⚙️ Operational Risk
Explore risks from internal processes, systems, or human errors.
Introduction
Operational risk arises from failures in internal processes, systems, or people.
Unlike market or credit risk, it is tied to the day‑to‑day functioning of an organization.
Core Principles
- Process Integrity: Strong internal controls reduce operational risk.
- System Reliability: IT infrastructure and automation must be resilient.
- Human Factors: Training and oversight help prevent costly mistakes.
How It Works
- Identify Weaknesses: Audit processes, systems, and staff responsibilities.
- Implement Controls: Segregation of duties, monitoring, and compliance checks.
- Plan for Continuity: Disaster recovery and backup systems mitigate disruptions.
Advantages of Understanding Operational Risk
- Improves organizational resilience.
- Reduces losses from fraud, errors, or system failures.
- Builds trust with regulators and stakeholders.
Risks
- Fraud: Internal misconduct can cause significant losses.
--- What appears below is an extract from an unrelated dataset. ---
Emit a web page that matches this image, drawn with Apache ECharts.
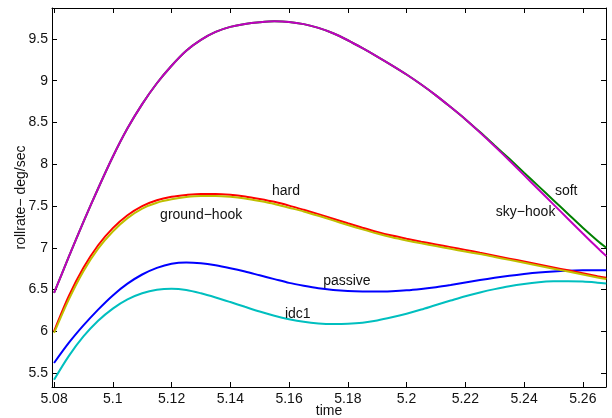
<!DOCTYPE html>
<html>
<head>
<meta charset="utf-8">
<script src="https://cdn.jsdelivr.net/npm/echarts@6/dist/echarts.min.js"></script>
<style>
  html, body { margin: 0; padding: 0; background: #fff; }
  #chart { width: 612px; height: 418px; }
</style>
</head>
<body>
<div id="chart"></div>
<script>
// time samples (s)
const times = [5.08, 5.085, 5.09, 5.095, 5.10, 5.105, 5.11, 5.115, 5.12, 5.125,
  5.13, 5.135, 5.14, 5.145, 5.15, 5.155, 5.16, 5.165, 5.17, 5.175,
  5.18, 5.185, 5.19, 5.195, 5.20, 5.205, 5.21, 5.215, 5.22, 5.225,
  5.23, 5.235, 5.24, 5.245, 5.25, 5.255, 5.26, 5.265, 5.268];

const passive = [5.62, 5.86, 6.07, 6.26, 6.43, 6.57, 6.68, 6.76, 6.81, 6.825,
  6.815, 6.79, 6.755, 6.715, 6.67, 6.625, 6.58, 6.545, 6.515, 6.495,
  6.482, 6.476, 6.475, 6.48, 6.49, 6.507, 6.528, 6.555, 6.585, 6.613,
  6.64, 6.664, 6.685, 6.703, 6.716, 6.725, 6.73, 6.732, 6.732];

const soft = [6.46, 6.89, 7.31, 7.71, 8.09, 8.43, 8.72, 8.97, 9.18, 9.36,
  9.49, 9.585, 9.645, 9.68, 9.70, 9.711, 9.704, 9.678, 9.633, 9.569,
  9.485, 9.39, 9.29, 9.185, 9.075, 8.955, 8.825, 8.685, 8.54, 8.385,
  8.225, 8.065, 7.90, 7.735, 7.57, 7.405, 7.24, 7.085, 7.00];

const hard = [6.00, 6.42, 6.76, 7.03, 7.235, 7.39, 7.50, 7.57, 7.61, 7.632,
  7.645, 7.645, 7.635, 7.615, 7.585, 7.55, 7.505, 7.455, 7.403, 7.348,
  7.293, 7.24, 7.19, 7.146, 7.108, 7.073, 7.04, 7.008, 6.975, 6.94,
  6.905, 6.87, 6.835, 6.80, 6.765, 6.73, 6.695, 6.66, 6.64];

const idc1 = [5.42, 5.703, 5.938, 6.126, 6.272, 6.382, 6.455, 6.497, 6.51, 6.495,
  6.455, 6.405, 6.35, 6.293, 6.237, 6.187, 6.145, 6.113, 6.094, 6.087,
  6.09, 6.103, 6.13, 6.167, 6.21, 6.26, 6.315, 6.368, 6.42, 6.465,
  6.505, 6.54, 6.567, 6.587, 6.598, 6.60, 6.595, 6.582, 6.572];

const skyHook = [6.46, 6.89, 7.31, 7.71, 8.09, 8.43, 8.72, 8.97, 9.18, 9.36,
  9.49, 9.585, 9.645, 9.68, 9.70, 9.711, 9.704, 9.678, 9.633, 9.569,
  9.485, 9.39, 9.29, 9.185, 9.075, 8.955, 8.825, 8.685, 8.54, 8.38,
  8.215, 8.045, 7.87, 7.695, 7.52, 7.345, 7.17, 7.00, 6.90];

const groundHook = [5.98, 6.38, 6.72, 6.99, 7.195, 7.355, 7.47, 7.54, 7.58, 7.607,
  7.62, 7.62, 7.61, 7.59, 7.56, 7.525, 7.48, 7.435, 7.383, 7.328,
  7.273, 7.22, 7.17, 7.126, 7.088, 7.053, 7.02, 6.988, 6.955, 6.925,
  6.89, 6.855, 6.82, 6.785, 6.75, 6.715, 6.68, 6.645, 6.625];

const xTicks = [5.08, 5.1, 5.12, 5.14, 5.16, 5.18, 5.2, 5.22, 5.24, 5.26];
const yTicks = [5.5, 6, 6.5, 7, 7.5, 8, 8.5, 9, 9.5];

// text annotations: name, anchor time, anchor value (left-middle)
const labelNames = ['hard', 'ground\u2212hook', 'soft', 'sky\u2212hook', 'passive', 'idc1'];
const labelX = [5.1542, 5.1161, 5.2505, 5.2304, 5.1716, 5.1586];
const labelY = [7.683, 7.39, 7.683, 7.426, 6.60, 6.21];

const curves = [
  { name: 'passive', color: '#0000ff', values: passive },
  { name: 'soft', color: '#008000', values: soft },
  { name: 'hard', color: '#ff0000', values: hard },
  { name: 'idc1', color: '#00bfbf', values: idc1 },
  { name: 'sky-hook', color: '#bf00bf', values: skyHook },
  { name: 'ground-hook', color: '#bfbf00', values: groundHook },
];

const font = 'Liberation Sans, Arial, Helvetica, sans-serif';
const ink = '#111';

const chart = echarts.init(document.getElementById('chart'));

const xBase = {
  type: 'value',
  min: 5.0793,
  max: 5.2679,
  splitLine: { show: false },
  axisLine: { show: true, onZero: false, lineStyle: { color: '#000', width: 1 } },
  axisTick: { show: true, inside: true, length: 5, customValues: xTicks, lineStyle: { color: '#000' } },
};
const yBase = {
  type: 'value',
  min: 5.333,
  max: 9.871,
  splitLine: { show: false },
  axisLine: { show: true, onZero: false, lineStyle: { color: '#000', width: 1 } },
  axisTick: { show: true, inside: true, length: 5, customValues: yTicks, lineStyle: { color: '#000' } },
};

chart.setOption({
  animation: false,
  grid: { left: 52, right: 6, top: 8, bottom: 31, containLabel: false, outerBoundsMode: 'none' },
  xAxis: [
    Object.assign({}, xBase, {
      position: 'bottom',
      name: 'time',
      nameLocation: 'middle',
      nameGap: 17,
      nameMoveOverlap: false,
      nameTextStyle: { color: ink, fontSize: 14, fontFamily: font },
      axisLabel: { show: true, customValues: xTicks, margin: 5, color: ink, fontSize: 14, fontFamily: font },
    }),
    Object.assign({}, xBase, { position: 'top', axisLabel: { show: false } }),
  ],
  yAxis: [
    Object.assign({}, yBase, {
      position: 'left',
      name: 'rollrate\u2212 deg/sec',
      nameLocation: 'middle',
      nameGap: 24,
      nameMoveOverlap: false,
      nameTextStyle: { color: ink, fontSize: 14, fontFamily: font },
      axisLabel: { show: true, customValues: yTicks, margin: 4, color: ink, fontSize: 14, fontFamily: font },
    }),
    Object.assign({}, yBase, { position: 'right', axisLabel: { show: false } }),
  ],
  series: curves.map(c => ({
    name: c.name,
    type: 'line',
    xAxisIndex: 0,
    yAxisIndex: 0,
    showSymbol: false,
    smooth: 0.3,
    clip: true,
    lineStyle: { color: c.color, width: 2 },
    itemStyle: { color: c.color },
    data: times.map((t, i) => [t, c.values[i]]),
  })),
});

chart.setOption({
  graphic: labelNames.map((txt, i) => {
    const p = chart.convertToPixel({ xAxisIndex: 0, yAxisIndex: 0 }, [labelX[i], labelY[i]]);
    return {
      type: 'text',
      x: p[0],
      y: p[1],
      z: 100,
      style: { text: txt, fill: ink, fontSize: 14, fontFamily: font, align: 'left', verticalAlign: 'middle' },
    };
  }),
});
</script>
</body>
</html>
- System Failures: Outages disrupt operations and revenue.
- Human Error: Mistakes in judgment or execution can be costly.
Famous Examples
- Barings Bank Collapse (1995): Rogue trading led to bankruptcy.
- Knight Capital (2012): Software glitch caused $440M in losses in 45 minutes.
Conclusion
Operational risk is often underestimated but can be devastating.
Strong controls, reliable systems, and effective oversight are essential to manage it.